Reading & Composition

Sea Changes in Film and Poetry
Course Number: 
R1B.001
Course Type or Level: 
Instructor: 
Simona Schneider
Days: 
TWTh
Time: 
1-3:30
Semester: 
Location: 
235 Dwinelle

Climate change is undeniable, though some continue to try. With its inevitable cyclicality and, increasingly, with the breakdown of predictability, the natural world structures our sensations, thoughts, and intuitions. This course will explore the theme of nature, including the rupture of natural cycles in modern experience such as climate change, through an eco-critical lens and with the help of representations offered in film and poetry. We will ask how these art forms call attention to rhythm, cycles, ritual, repetition, and spontaneity in relation to the man-made world of narrative.

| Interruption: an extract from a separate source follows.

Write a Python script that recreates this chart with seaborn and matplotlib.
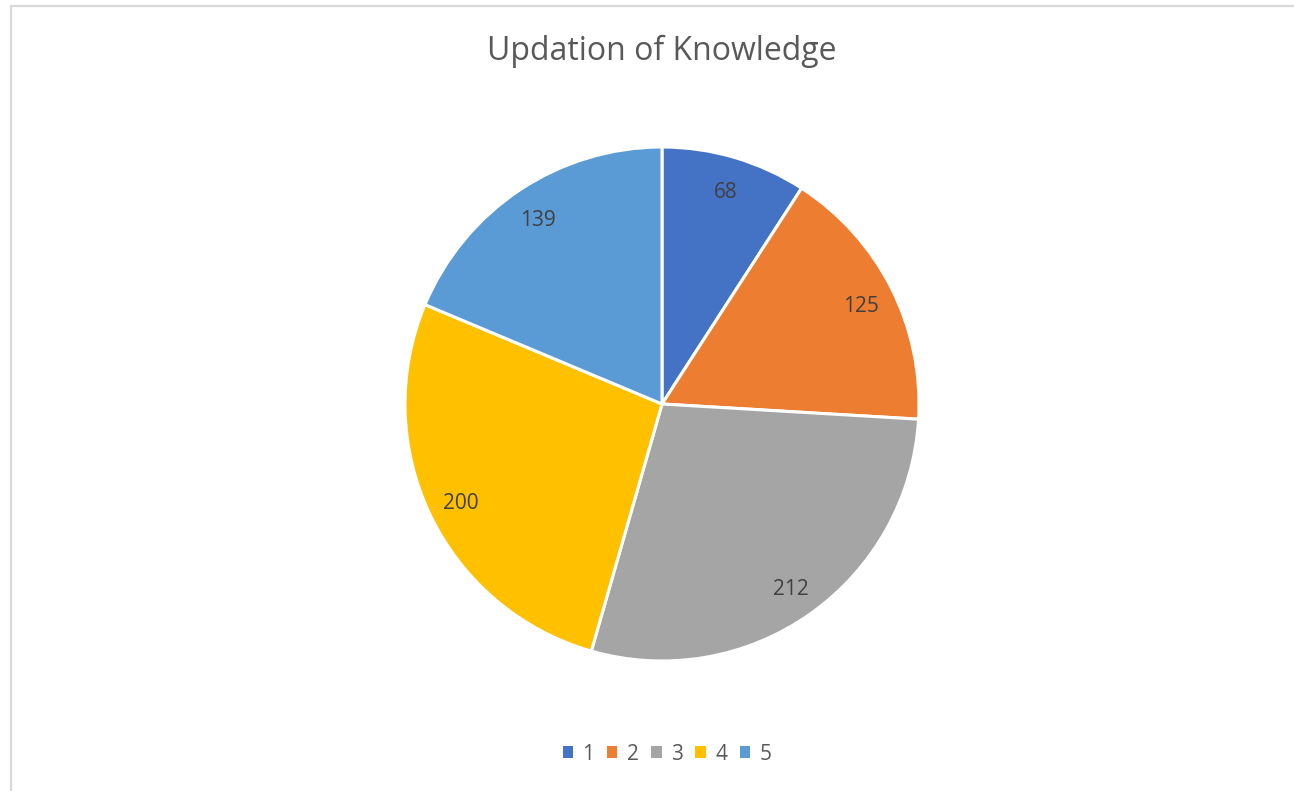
import matplotlib
matplotlib.use("Agg")
import matplotlib.pyplot as plt
from matplotlib.patches import Rectangle, Patch
import seaborn as sns

# chart data
categories = ["1", "2", "3", "4", "5"]
values = [68, 125, 212, 200, 139]
colors = ["#4472C4", "#ED7D31", "#A5A5A5", "#FFC000", "#5B9BD5"]
title = "Updation of Knowledge"

sns.set_theme(style="white")
plt.rcParams["font.family"] = ["Open Sans", "DejaVu Sans"]

W, H = 1294, 791
fig = plt.figure(figsize=(W / 100, H / 100), dpi=100)
fig.patch.set_facecolor("white")

# chart area border (extends past the right and bottom edges)
fig.patches.append(Rectangle((10.5 / W, -0.1), 1.2, (H - 5.5) / H + 0.1,
                             transform=fig.transFigure, fill=False,
                             edgecolor="#D9D9D9", linewidth=1.6))

# pie axes placed in pixel terms: centre (662, 404), radius 257
cx, cy, r = 662, 404, 257
ax = fig.add_axes([(cx - r) / W, (H - cy - r) / H, 2 * r / W, 2 * r / H])
palette = sns.color_palette(colors)
wedges, texts = ax.pie(values, labels=[str(v) for v in values], colors=palette,
                       startangle=90, counterclock=False, radius=1,
                       labeldistance=0.87,
                       wedgeprops=dict(edgecolor="white", linewidth=2.2),
                       textprops=dict(fontsize=15, color="#404040"))
for t in texts:
    t.set_horizontalalignment("center")
    t.set_verticalalignment("center")
    # nudge slightly down, like the reference labels
    x, y = t.get_position()
    t.set_position((x, y - 0.012))
ax.set_xlim(-1, 1)
ax.set_ylim(-1, 1)
ax.set_aspect("equal")
ax.axis("off")

fig.text(662 / W, 1 - 51 / H, title, ha="center", va="center",
         fontsize=23, color="#595959")

handles = [Patch(facecolor=c, edgecolor="none") for c in palette]
fig.legend(handles, categories, loc="center", bbox_to_anchor=(667 / W, 1 - 754 / H),
           ncol=5, frameon=False, fontsize=15, handlelength=0.5, handleheight=0.5,
           handletextpad=0.45, columnspacing=0.6, labelcolor="#595959")

fig.savefig("out.png", dpi=100, facecolor="white")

Scholarly texts will offer theoretical and historical lenses for problematizing the idea of the “natural.” Along the way, we will also consider questions of genre, style, and technological developments in film and analogous formal innovations in poetry. Assignments will build upon and expand your writing and analytical skills, including close-reading, argumentation, developing a thesis, and conducting and incorporating research. Possible poems and films may include: The Shape of Water, Grizzly Man, Wild Child, The Seasons, Ovid’s Metamorphoses, and The Forgotten Space. Fieldtrips include the Albany Bulb and to SFMoMA.